If you collect watches for any length of time (or any other collectable, for that matter) there invariably comes a time when you let a watch go that you wish you hadn't.  This was an awesome watch that is perhaps the rarest watch I will ever own.  It currently resides in Australia with a great guy and big-time collector to whom I sold it a few years ago.

If you check the serial number you will see that this watch is among one of the absolute first Seadwellers ever!  It is a "patent pending" watch.  Notice how the inside of the caseback - marked 1969 - has the last three numbers of the serial number on it.

Of course, I don't totally regret it, as its sale allowed me to buy my first Patek Philippe, pictured below.
As I have always said, most great watches have great stories.  I don't know the full story of this watch, but it is certainly a great story from the time I found it.

My wife and I were in New Orleans (where she is from) in late December 2000 and early January 2001.  We were there for the Sugar Bowl between my undergraduate alma mater LSU and Big 10 champion Illinois.  It was a good time, as LSU smoked the Illini (not quite as nice as the Sugar Bowl three years later, which we also attended).

Anyway, I often pop my head into local pawn shops to see what they have.  On this day, which was the last day before the New Year holiday, I walked into one that I had been in many times before.  I looked at the Rolexes that they had on display, but all that was there were overpriced Datejusts and Presidents - asking prices that you would never pay online.  Just before I walked out I asked the girl behind the counter - more as an afterthought - if they had anything else.  She said that they had just gotten a Seadweller in, but that it was likely sold.

I was almost positive that it was going to be a fairly recent model that would also be overpriced, but I said that I'd like to see it.  She disappeared into the back and brought out this watch. Well, I'm not sure my poker face held up, but I like to think it did.  I asked her if it was indeed sold and she told me that the owner had a friend who had indicated that he probably wanted it.  It was not a done deal, however.  I asked what they needed to get for it and she told me they were asking $1800.  Now I'm kind of fandreaking out on the inside.  I'm still ok on the outside, though.

I asked her when she thought she would know for cetain whether it was sold.  She went into the back again and came out with the owner.  He told me that he was going to clean the watch up over the holiday and that I should check back after the holiday, which - if memory serves - was a Monday.  I didn't want to look over anxious, so I said ok and went on my way.

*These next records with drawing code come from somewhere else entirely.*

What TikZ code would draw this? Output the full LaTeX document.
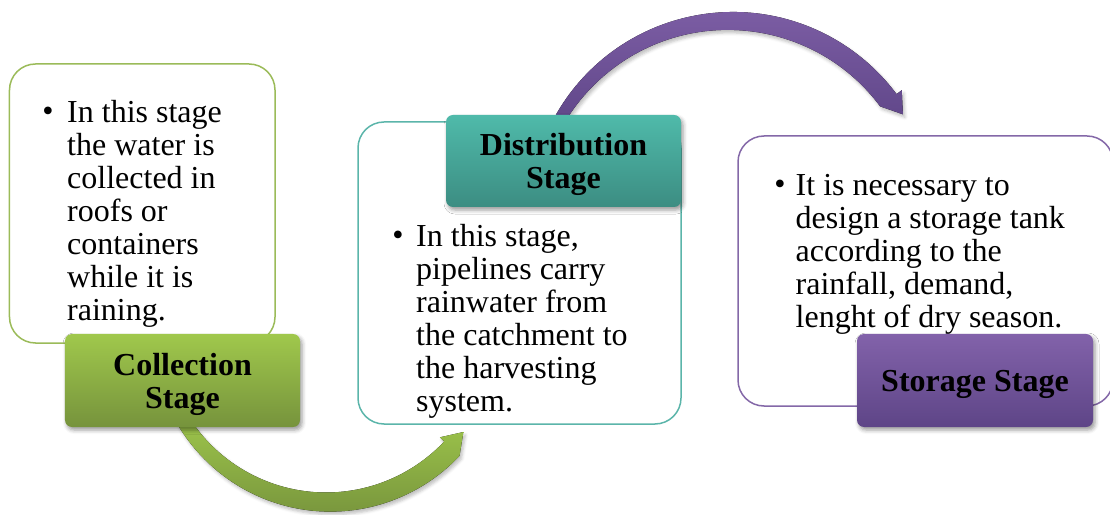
\documentclass[tikz,border=0pt]{standalone}
\usepackage{fontspec}
\setmainfont{Liberation Serif}
\usetikzlibrary{shadows.blur}
\definecolor{grnB}{HTML}{9BBB59}
\definecolor{grnT}{HTML}{A0C84C}
\definecolor{grnD}{HTML}{76933C}
\definecolor{tealB}{HTML}{5BB5AA}
\definecolor{tealT}{HTML}{4FBAAA}
\definecolor{tealD}{HTML}{3C8D82}
\definecolor{purB}{HTML}{8468A8}
\definecolor{purT}{HTML}{8262AA}
\definecolor{purD}{HTML}{5E4587}
\begin{document}
\begin{tikzpicture}[x=1bp,y=1bp,
  box/.style={draw, line width=1.5bp, rounded corners=26bp, inner sep=0pt, fill=white},
  lab/.style={rounded corners=7bp, inner sep=0pt, align=center, text depth=0pt,
    font=\fontsize{32bp}{33bp}\selectfont\bfseries,
    blur shadow={shadow xshift=2bp, shadow yshift=-3bp, shadow opacity=40, shadow blur radius=4bp}},
  body/.style={anchor=north west, inner sep=0pt, align=left, font=\fontsize{32bp}{33bp}\selectfont},
  bul/.style={anchor=base, inner sep=0pt, font=\fontsize{32bp}{33bp}\selectfont},
  arrowshade/.style={blur shadow={shadow xshift=2bp, shadow yshift=-3bp, shadow opacity=25, shadow blur radius=3bp}}]
\useasboundingbox (0,0) rectangle (1110,-515);
\clip (0,0) rectangle (1110,-515);

% Collection stage
\node[box, draw=grnB, minimum width=265.5bp, minimum height=279bp] (c1) at (142.25,-203.5) {};
\node[bul] (b1) at (48,-122) {•};
\node[body] (t1) at (67,-98.9) {\strut In this stage\\the water is\\collected in\\roofs or\\containers\\while it is\\raining.};

% green arrow
\coordinate (g0) at (326,-330);
\begin{scope}[shift={(g0)}]
\fill[arrowshade, top color=grnT, bottom color=grnD]
  (210:162.5) arc[start angle=210, end angle=316.7, radius=162.5]
  -- (316.7:156.5) -- (137.4,-102.0) -- (316.7:183.5)
  arc[start angle=316.7, end angle=210, radius=177.5] -- cycle;
\end{scope}

\node[lab, top color=grnT, bottom color=grnD, minimum width=235bp, minimum height=93bp] (l1) at (182.5,-380.5) {Collection\\Stage};

% Distribution stage
\node[box, draw=tealB, minimum width=323bp, minimum height=302bp] (c2) at (519.5,-273) {};
\node[bul] (b2) at (398,-246) {•};
\node[body] (t2) at (416,-222.9) {\strut In this stage,\\pipelines carry\\rainwater from\\the catchment to\\the harvesting\\system.};

% purple arrow
\coordinate (p0) at (733,-216);
\begin{scope}[shift={(p0)}]
\fill[arrowshade, top color=purT, bottom color=purD]
  (152:204) arc[start angle=152, end angle=36.7, radius=204]
  -- (36.7:210.5) -- (169.9,101.7) -- (36.7:183.5)
  arc[start angle=36.7, end angle=152, radius=190] -- cycle;
\end{scope}

\node[lab, top color=tealT, bottom color=tealD, minimum width=235bp, minimum height=92bp] (l2) at (563.5,-161) {Distribution\\Stage};

% Storage stage
\node[box, draw=purB, minimum width=375bp, minimum height=270bp] (c3) at (925.5,-271) {};
\node[bul] (b3) at (780,-195) {•};
\node[body] (t3) at (795.5,-171.9) {\strut It is necessary to\\design a storage tank\\according to the\\rainfall, demand,\\lenght of dry season.};
\node[lab, top color=purT, bottom color=purD, minimum width=236bp, minimum height=93bp] (l3) at (975,-380.5) {Storage Stage};
\end{tikzpicture}
\end{document}
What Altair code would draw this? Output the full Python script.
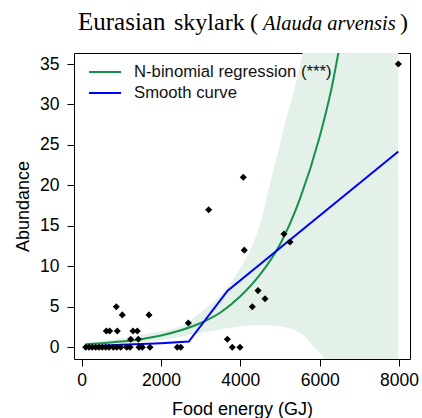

Man, was that a long weekend.  We had a great time, but that Double Red Seadweller sat staunchly in the back of my mind the entire time.  As I said, the game was great, but I was looking forward to Monday.

Monday morning I showed up a few minutes after opening and ran into the owner.  I told him that I was about to leave town and wanted to check back on the Seadweller before I left.  He picked up the phone and called his guy right there in front of me.  I heard his half of the conversation, which made it clear that he was waking his friend up.  Basically, there was a "fish or cut bait" speach because he had a customer there with cash in hand.  The friend hemmed and hawed and then relented.  The watch was mine if I wanted it!

I said that I would take it and asked what the best price he could offer would be.  I walked out of that pawn shop with this watch having paid less than $1700!